--- What the task requires ---
Copy out the listing that follows exactly, dropping every picture.

>> START Data excerpt

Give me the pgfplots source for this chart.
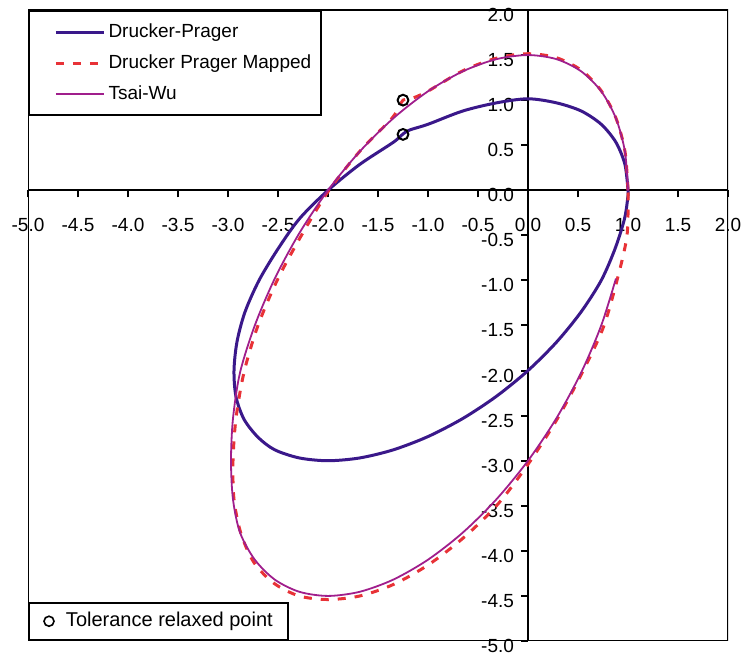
\documentclass[border=0pt]{standalone}
\usepackage{pgfplots}
\pgfplotsset{compat=1.18}
\usepackage{fontspec}
\setmainfont{Liberation Sans}
\definecolor{dpblue}{RGB}{58,24,138}
\definecolor{dpred}{RGB}{232,50,55}
\definecolor{twmag}{RGB}{160,30,140}
\begin{document}
\begin{tikzpicture}
\useasboundingbox (-14pt,-9pt) rectangle (359pt,320.5pt);
\begin{axis}[
  scale only axis, width=350pt, height=315.5pt,
  xmin=-5, xmax=2, ymin=-5, ymax=2,
  axis lines=middle, axis line style={-, line width=1pt},
  tick align=outside, major tick length=3.5pt,
  every tick/.style={black, line width=1pt},
  hide obscured x ticks=false, hide obscured y ticks=false,
  xtick={-5,-4.5,-4,-3.5,-3,-2.5,-2,-1.5,-1,-0.5,0,0.5,1,1.5,2},
  xticklabels={-5.0,-4.5,-4.0,-3.5,-3.0,-2.5,-2.0,-1.5,-1.0,-0.5,0.0,0.5,1.0,1.5,2.0},
  ytick={-5,-4.5,-4,-3.5,-3,-2.5,-2,-1.5,-1,-0.5,0,0.5,1,1.5,2},
  yticklabels={-5.0,-4.5,-4.0,-3.5,-3.0,-2.5,-2.0,-1.5,-1.0,-0.5,0.0,0.5,1.0,1.5,2.0},
  tick label style={font=\fontsize{9.5}{11}\selectfont},
  xticklabel style={yshift=-7pt},
  yticklabel style={yshift=-2.5pt},
  legend style={at={(0,1)}, anchor=north west, draw=black, line width=1pt,
    font=\fontsize{9.5}{11}\selectfont, inner xsep=3.5pt, inner ysep=5pt, row sep=4pt,
    nodes={inner sep=1.5pt}},
  legend cell align=left,
  legend image code/.code={\path[draw=none] (-10pt,0pt) -- (0pt,0pt); \draw[#1] (0pt,0pt) -- (24pt,0pt);},
]
\draw[line width=1pt] (rel axis cs:0,0) rectangle (rel axis cs:1,1);
\addplot[dpblue, line width=1.5pt, smooth] coordinates {
(1.0,0.0) (0.9696,0.2856) (0.8794,0.5321)
(0.7321,0.7321) (0.5321,0.8794) (0.2856,0.9696) (0.0,1.015) (-0.316,0.9696)
(-0.6527,0.8794) (-1.0,0.7321) (-1.18,0.67) (-1.25,0.625) (-1.3473,0.5321)
(-1.684,0.2856) (-2.0,0.0) (-2.2856,-0.316) (-2.50,-0.65) (-2.69,-1.0)
(-2.83,-1.35) (-2.91,-1.68) (-2.94,-2.0) (-2.92,-2.29) (-2.84,-2.54)
(-2.70,-2.74) (-2.5321,-2.8794) (-2.2856,-2.9696) (-2.0,-3.0) (-1.684,-2.9696)
(-1.3473,-2.8794) (-1.0,-2.7321) (-0.6527,-2.5321) (-0.316,-2.2856) (0.0,-2.0)
(0.2856,-1.684) (0.5321,-1.3473) (0.7321,-1.0) (0.87,-0.65) (0.965,-0.316) (1.0,-0.06) (1.0,0.0)
};
\addlegendentry{Drucker-Prager}
\addplot[dpred, line width=1.5pt, dash pattern=on 4pt off 4.5pt, smooth] coordinates {
(1.0,0.0) (0.97,0.43) (0.88,0.80)
(0.735,1.10) (0.535,1.33) (0.285,1.47) (0.0,1.515) (-0.316,1.465) (-0.653,1.325)
(-1.0,1.10) (-1.18,1.01) (-1.25,1.0) (-1.36,0.80) (-1.684,0.43) (-1.99,0.0)
(-2.25,-0.47) (-2.50,-0.98) (-2.70,-1.50) (-2.84,-2.02) (-2.92,-2.53)
(-2.95,-3.0) (-2.94,-3.43) (-2.87,-3.81) (-2.74,-4.13) (-2.54,-4.36)
(-2.29,-4.50) (-2.0,-4.54) (-1.68,-4.50) (-1.34,-4.37) (-0.99,-4.15)
(-0.64,-3.85) (-0.30,-3.48) (0.0,-3.04) (0.28,-2.56) (0.53,-2.05) (0.75,-1.53)
(0.89,-1.0) (0.99,-0.50) (1.0,0.0)
};
\addlegendentry{Drucker Prager Mapped}
\addplot[twmag, line width=0.9pt, smooth] coordinates {
(1.0,0.0) (0.9696,0.4284) (0.8794,0.7981) (0.7321,1.0981) (0.5321,1.3191)
(0.2856,1.4544) (0.0,1.5) (-0.316,1.4544) (-0.6527,1.3191) (-1.0,1.0981)
(-1.3473,0.7981) (-1.684,0.4284) (-2.0,0.0) (-2.2856,-0.4739) (-2.5321,-0.9791)
(-2.7321,-1.5) (-2.8794,-2.0209) (-2.95,-2.53) (-2.97,-3.0) (-2.95,-3.43)
(-2.8794,-3.7981) (-2.7321,-4.0981) (-2.5321,-4.3191) (-2.2856,-4.4544)
(-2.0,-4.5) (-1.684,-4.4544) (-1.3473,-4.3191) (-1.0,-4.0981) (-0.6527,-3.7981)
(-0.316,-3.4284) (0.0,-3.0) (0.2856,-2.5261) (0.5321,-2.0209) (0.7321,-1.5)
(0.8794,-0.9791)
};
\addlegendentry{Tsai-Wu}
\end{axis}
\begin{axis}[
  scale only axis, width=350pt, height=315.5pt,
  xmin=-5, xmax=2, ymin=-5, ymax=2, hide axis,
  legend style={at={(0,0)}, anchor=south west, draw=black, line width=1pt,
    font=\fontsize{10}{11}\selectfont, inner xsep=6pt, inner ysep=3.5pt,
    nodes={inner sep=1.5pt}},
  legend cell align=left,
  legend image code/.code={\path[draw=none] (0pt,0pt) -- (11pt,0pt); \draw[black, line width=0.8pt, fill=none] (4pt,0pt) circle (2.5pt);},
]
\addplot[only marks, mark=o, mark size=2.7pt, black, line width=1pt] coordinates {(-1.25,1.0) (-1.25,0.62)};
\addlegendentry{Tolerance relaxed point}
\end{axis}
\end{tikzpicture}
\end{document}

>> END Data excerpt

--- Response to this exercise ---
Give me the pgfplots source for this chart.
\documentclass[border=0pt]{standalone}
\usepackage{pgfplots}
\pgfplotsset{compat=1.18}
\usepackage{fontspec}
\setmainfont{Liberation Sans}
\definecolor{dpblue}{RGB}{58,24,138}
\definecolor{dpred}{RGB}{232,50,55}
\definecolor{twmag}{RGB}{160,30,140}
\begin{document}
\begin{tikzpicture}
\useasboundingbox (-14pt,-9pt) rectangle (359pt,320.5pt);
\begin{axis}[
  scale only axis, width=350pt, height=315.5pt,
  xmin=-5, xmax=2, ymin=-5, ymax=2,
  axis lines=middle, axis line style={-, line width=1pt},
  tick align=outside, major tick length=3.5pt,
  every tick/.style={black, line width=1pt},
  hide obscured x ticks=false, hide obscured y ticks=false,
  xtick={-5,-4.5,-4,-3.5,-3,-2.5,-2,-1.5,-1,-0.5,0,0.5,1,1.5,2},
  xticklabels={-5.0,-4.5,-4.0,-3.5,-3.0,-2.5,-2.0,-1.5,-1.0,-0.5,0.0,0.5,1.0,1.5,2.0},
  ytick={-5,-4.5,-4,-3.5,-3,-2.5,-2,-1.5,-1,-0.5,0,0.5,1,1.5,2},
  yticklabels={-5.0,-4.5,-4.0,-3.5,-3.0,-2.5,-2.0,-1.5,-1.0,-0.5,0.0,0.5,1.0,1.5,2.0},
  tick label style={font=\fontsize{9.5}{11}\selectfont},
  xticklabel style={yshift=-7pt},
  yticklabel style={yshift=-2.5pt},
  legend style={at={(0,1)}, anchor=north west, draw=black, line width=1pt,
    font=\fontsize{9.5}{11}\selectfont, inner xsep=3.5pt, inner ysep=5pt, row sep=4pt,
    nodes={inner sep=1.5pt}},
  legend cell align=left,
  legend image code/.code={\path[draw=none] (-10pt,0pt) -- (0pt,0pt); \draw[#1] (0pt,0pt) -- (24pt,0pt);},
]
\draw[line width=1pt] (rel axis cs:0,0) rectangle (rel axis cs:1,1);
\addplot[dpblue, line width=1.5pt, smooth] coordinates {
(1.0,0.0) (0.9696,0.2856) (0.8794,0.5321)
(0.7321,0.7321) (0.5321,0.8794) (0.2856,0.9696) (0.0,1.015) (-0.316,0.9696)
(-0.6527,0.8794) (-1.0,0.7321) (-1.18,0.67) (-1.25,0.625) (-1.3473,0.5321)
(-1.684,0.2856) (-2.0,0.0) (-2.2856,-0.316) (-2.50,-0.65) (-2.69,-1.0)
(-2.83,-1.35) (-2.91,-1.68) (-2.94,-2.0) (-2.92,-2.29) (-2.84,-2.54)
(-2.70,-2.74) (-2.5321,-2.8794) (-2.2856,-2.9696) (-2.0,-3.0) (-1.684,-2.9696)
(-1.3473,-2.8794) (-1.0,-2.7321) (-0.6527,-2.5321) (-0.316,-2.2856) (0.0,-2.0)
(0.2856,-1.684) (0.5321,-1.3473) (0.7321,-1.0) (0.87,-0.65) (0.965,-0.316) (1.0,-0.06) (1.0,0.0)
};
\addlegendentry{Drucker-Prager}
\addplot[dpred, line width=1.5pt, dash pattern=on 4pt off 4.5pt, smooth] coordinates {
(1.0,0.0) (0.97,0.43) (0.88,0.80)
(0.735,1.10) (0.535,1.33) (0.285,1.47) (0.0,1.515) (-0.316,1.465) (-0.653,1.325)
(-1.0,1.10) (-1.18,1.01) (-1.25,1.0) (-1.36,0.80) (-1.684,0.43) (-1.99,0.0)
(-2.25,-0.47) (-2.50,-0.98) (-2.70,-1.50) (-2.84,-2.02) (-2.92,-2.53)
(-2.95,-3.0) (-2.94,-3.43) (-2.87,-3.81) (-2.74,-4.13) (-2.54,-4.36)
(-2.29,-4.50) (-2.0,-4.54) (-1.68,-4.50) (-1.34,-4.37) (-0.99,-4.15)
(-0.64,-3.85) (-0.30,-3.48) (0.0,-3.04) (0.28,-2.56) (0.53,-2.05) (0.75,-1.53)
(0.89,-1.0) (0.99,-0.50) (1.0,0.0)
};
\addlegendentry{Drucker Prager Mapped}
\addplot[twmag, line width=0.9pt, smooth] coordinates {
(1.0,0.0) (0.9696,0.4284) (0.8794,0.7981) (0.7321,1.0981) (0.5321,1.3191)
(0.2856,1.4544) (0.0,1.5) (-0.316,1.4544) (-0.6527,1.3191) (-1.0,1.0981)
(-1.3473,0.7981) (-1.684,0.4284) (-2.0,0.0) (-2.2856,-0.4739) (-2.5321,-0.9791)
(-2.7321,-1.5) (-2.8794,-2.0209) (-2.95,-2.53) (-2.97,-3.0) (-2.95,-3.43)
(-2.8794,-3.7981) (-2.7321,-4.0981) (-2.5321,-4.3191) (-2.2856,-4.4544)
(-2.0,-4.5) (-1.684,-4.4544) (-1.3473,-4.3191) (-1.0,-4.0981) (-0.6527,-3.7981)
(-0.316,-3.4284) (0.0,-3.0) (0.2856,-2.5261) (0.5321,-2.0209) (0.7321,-1.5)
(0.8794,-0.9791)
};
\addlegendentry{Tsai-Wu}
\end{axis}
\begin{axis}[
  scale only axis, width=350pt, height=315.5pt,
  xmin=-5, xmax=2, ymin=-5, ymax=2, hide axis,
  legend style={at={(0,0)}, anchor=south west, draw=black, line width=1pt,
    font=\fontsize{10}{11}\selectfont, inner xsep=6pt, inner ysep=3.5pt,
    nodes={inner sep=1.5pt}},
  legend cell align=left,
  legend image code/.code={\path[draw=none] (0pt,0pt) -- (11pt,0pt); \draw[black, line width=0.8pt, fill=none] (4pt,0pt) circle (2.5pt);},
]
\addplot[only marks, mark=o, mark size=2.7pt, black, line width=1pt] coordinates {(-1.25,1.0) (-1.25,0.62)};
\addlegendentry{Tolerance relaxed point}
\end{axis}
\end{tikzpicture}
\end{document}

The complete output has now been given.